I would not but be careful of what you wish for. Sal is technically gone but the 'team' is not. It's obvious that Mark has been groomed/knighted/tasked with covering the tail as the Symbol team makes an exit over the next 6-24 months. He's been with them a long time, Tim never really wanted to be there, let alone CEO and the others aren't qualified. As things continue to unravel others will 'retire' and Mark will take it into the twilight.
Lycos sold for 12B years ago but sold $36M just a few years ago. Monster is likely to go that same route - likely selling off the domain name for $100M or more and the rest of the business for pennies on the dollar (including all that debt.)
Can some people in sales tell us how it's going this quarter? Is 2016 shaping up to be a great year or another continued disappointment?
If it's good pump you chest and tell us the best!
Happy holidays y'all!
We are below the most recent stock purchases that Tim bragged about on the last call. The only people that believe the stock is undervalued is the ones that were given free shares but aren't free to sell them.
That's why the last CFO quit, he didn't have another job, he had $3M in stock that wasn't going to be worth anything soon, so he punched out. Now you have 6 years worth of salary locked up in stock and you are good with numbers, what do you do - you take the money - that should be the biggest sign of where things are headed.
We are also below the long term incentive plan for the senior management even though they already 'earned' it and will receive nearly $4M in bonus money because of it with $2M going to Tim.
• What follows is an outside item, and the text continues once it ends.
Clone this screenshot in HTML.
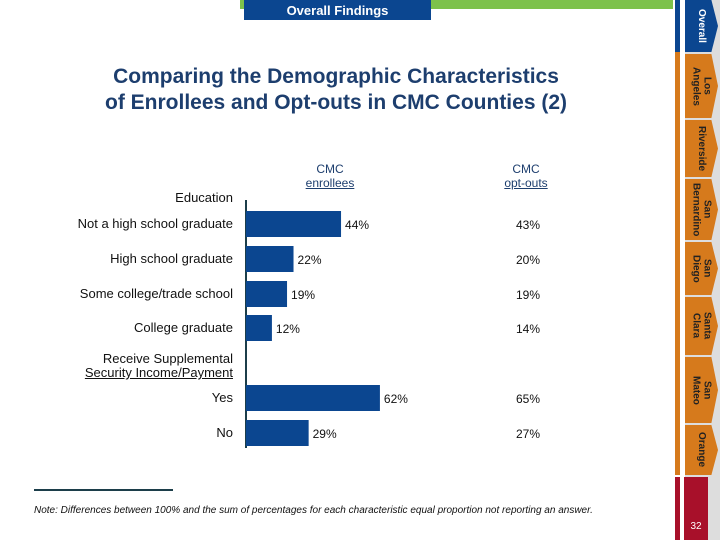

The stock is at a 48 week low and will soon be at a 52 week low. The only reason it popped was because the management team said we will grow 10% next year, things are looking up, etc. The reality has now set in and the stock will return to it's right value of less than $4. The rest of the industry grew 25% and Monster was down over 10%.
Now the plan is to hockey stick next year with 5% YoY growth by Q4. This is the same story they have told since 2008. This is the same story that has gotten them bonus money most years even when they haven't performed. This is the reason they are big shareholders. This is their conflict since they can't sell really until they leave the company. This is why every quarter or two another Symbol Mafia person leaves.
They spend $5M give or take a month on keywords like Monster. The competition is only bidding on 1st place in order to force Monster to waste money on it. That's why the CMO left, in 2008 they spent 30% of the budget on marketing now it's less than 15% and over half of that is keywords. That's not really a resume building stat. It's also why they haven't replaced that person.